== DATA PROVIDED
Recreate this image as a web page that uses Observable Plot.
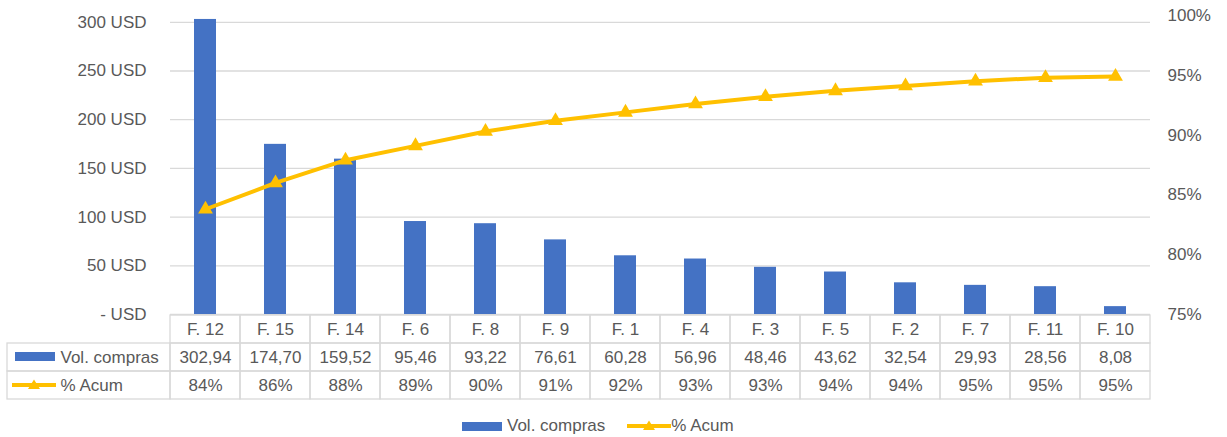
<!DOCTYPE html>
<html><head><meta charset="utf-8">
<script src="https://cdn.jsdelivr.net/npm/d3@7"></script>
<script src="https://cdn.jsdelivr.net/npm/@observablehq/plot@0.6"></script>
<style>
body{margin:0;background:#fff;font-family:"Liberation Sans",Arial,sans-serif;}
#wrap{position:relative;width:1227px;height:437px;overflow:hidden;}
#wrap > *{position:absolute;left:0;}
.lg{display:flex;align-items:center;font-size:17px;color:#595959;white-space:nowrap;}
</style></head><body><div id="wrap"></div>
<script>
const categories = ["F. 12","F. 15","F. 14","F. 6","F. 8","F. 9","F. 1","F. 4","F. 3","F. 5","F. 2","F. 7","F. 11","F. 10"];
const volCompras = [302.94,174.70,159.52,95.46,93.22,76.61,60.28,56.96,48.46,43.62,32.54,29.93,28.56,8.08];
const pctAcum = [83.8,86.0,87.9,89.1,90.3,91.2,91.9,92.6,93.2,93.7,94.1,94.5,94.8,94.9];
const volLabels = ["302,94","174,70","159,52","95,46","93,22","76,61","60,28","56,96","48,46","43,62","32,54","29,93","28,56","8,08"];
const pctLabels = ["84%","86%","88%","89%","90%","91%","92%","93%","93%","94%","94%","95%","95%","95%"];
const leftTicks = [0,50,100,150,200,250,300];
const rightTicks = [75,80,85,90,95,100];
const seriesNames = ["Vol. compras","% Acum"];

const BLUE = "#4472C4", GOLD = "#FFC000", TXT = "#595959", GRID = "#d9d9d9";
const FONT = '"Liberation Sans", Arial, sans-serif';
const Y_MAX = 307, P_MIN = 75, P_MAX = 100;
const toLeft = p => (p - P_MIN) / (P_MAX - P_MIN) * Y_MAX;

const rows = categories.map((c, i) => ({cat: c, vol: volCompras[i], pct: pctAcum[i], volL: volLabels[i], pctL: pctLabels[i], i}));

const wrap = document.getElementById("wrap");

const main = Plot.plot({
  width: 1227, height: 315, marginTop: 15, marginBottom: 1, marginLeft: 170, marginRight: 77,
  style: {fontFamily: FONT, fontSize: "17px", color: TXT, background: "transparent", overflow: "visible"},
  x: {domain: categories, paddingInner: 0.686, paddingOuter: 0.343, axis: null},
  y: {domain: [0, Y_MAX], axis: null},
  marks: [
    Plot.ruleY(leftTicks, {stroke: GRID, strokeWidth: 1.3}),
    Plot.axisY(leftTicks, {anchor: "left", label: null, tickSize: 0, tickPadding: 24, fill: TXT, fontSize: 17,
      tickFormat: d => d === 0 ? "- USD" : d + " USD"}),
    Plot.axisY(rightTicks.map(toLeft), {anchor: "right", label: null, tickSize: 0, tickPadding: 17, fill: TXT, fontSize: 17,
      tickFormat: d => Math.round(P_MIN + d / Y_MAX * (P_MAX - P_MIN)) + "%"}),
    Plot.barY(rows, {x: "cat", y: "vol", fill: BLUE}),
    Plot.line(rows, {x: "cat", y: d => toLeft(d.pct), stroke: GOLD, strokeWidth: 4}),
    Plot.dot(rows, {x: "cat", y: d => toLeft(d.pct), symbol: "triangle", r: 5.5, fill: GOLD})
  ]
});
main.style.top = "0px";
wrap.appendChild(main);

// data table below the chart
const HEAD = 163 / 70;
const cells = [];
rows.forEach(d => [0, 1, 2].forEach(r => cells.push({x1: d.i, x2: d.i + 1, y1: r, y2: r + 1})));
[1, 2].forEach(r => cells.push({x1: -HEAD, x2: 0, y1: r, y2: r + 1}));

const table = Plot.plot({
  width: 1227, height: 88, marginTop: 1, marginBottom: 3, marginLeft: 7, marginRight: 77,
  style: {fontFamily: FONT, fontSize: "17px", color: TXT, background: "transparent", overflow: "visible"},
  x: {domain: [-HEAD, categories.length], axis: null},
  y: {domain: [0, 3], reverse: true, axis: null},
  marks: [
    Plot.rect(cells, {x1: "x1", x2: "x2", y1: "y1", y2: "y2", fill: "none", stroke: GRID, strokeWidth: 1.3}),
    Plot.text(rows, {x: d => d.i + 0.5, y: 0.5, text: "cat", fill: TXT, fontSize: 17}),
    Plot.text(rows, {x: d => d.i + 0.5, y: 1.5, text: "volL", fill: TXT, fontSize: 17}),
    Plot.text(rows, {x: d => d.i + 0.5, y: 2.5, text: "pctL", fill: TXT, fontSize: 17}),
    Plot.text(seriesNames, {x: -HEAD, y: (d, i) => i + 1.5, text: d => d, dx: 53, textAnchor: "start", fill: TXT, fontSize: 17})
  ]
});
table.style.top = "314px";
wrap.appendChild(table);

function swatch(kind) {
  const ns = "http://www.w3.org/2000/svg";
  const s = document.createElementNS(ns, "svg");
  if (kind === "bar") {
    s.setAttribute("width", 40); s.setAttribute("height", 9);
    s.innerHTML = `<rect x="0" y="0" width="40" height="9" fill="${BLUE}"/>`;
  } else {
    s.setAttribute("width", 44); s.setAttribute("height", 12);
    s.innerHTML = `<line x1="0" y1="6" x2="44" y2="6" stroke="${GOLD}" stroke-width="4"/>` +
      `<path d="M22,0.5 L28,10 L16,10 Z" fill="${GOLD}"/>`;
  }
  return s;
}

// header swatches in the table
const hs1 = swatch("bar"); hs1.style.position = "absolute"; hs1.style.left = "15px"; hs1.style.top = "352px"; wrap.appendChild(hs1);
const hs2 = swatch("line"); hs2.style.position = "absolute"; hs2.style.left = "12px"; hs2.style.top = "379px"; wrap.appendChild(hs2);

// legend
const lg = document.createElement("div");
lg.className = "lg";
lg.style.top = "415px"; lg.style.left = "462px"; lg.style.height = "22px";
const l1 = swatch("bar"); l1.style.marginRight = "5px";
const t1 = document.createElement("span"); t1.textContent = seriesNames[0]; t1.style.marginRight = "22px";
const l2 = swatch("line");
const t2 = document.createElement("span"); t2.textContent = seriesNames[1];
lg.append(l1, t1, l2, t2);
wrap.appendChild(lg);
</script></body></html>
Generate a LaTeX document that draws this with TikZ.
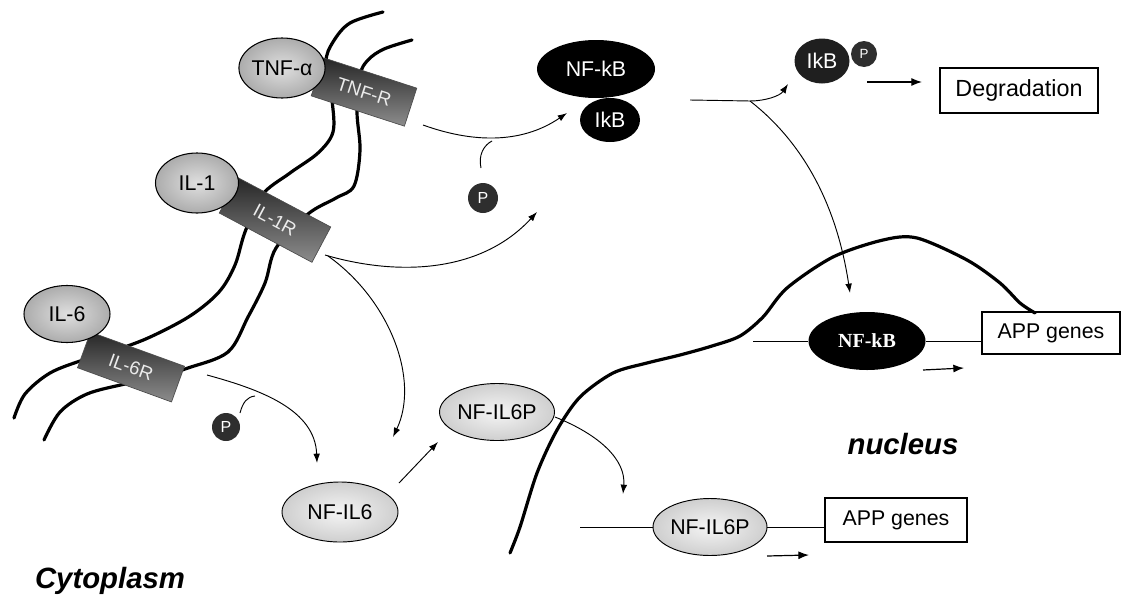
====
WRITTEN PROBLEM :: From the listing above, return each line with the word "this".

ANSWER TO THE EXERCISE ::
Recreate this image as a web page that uses Observable Plot.
Generate a LaTeX document that draws this with TikZ.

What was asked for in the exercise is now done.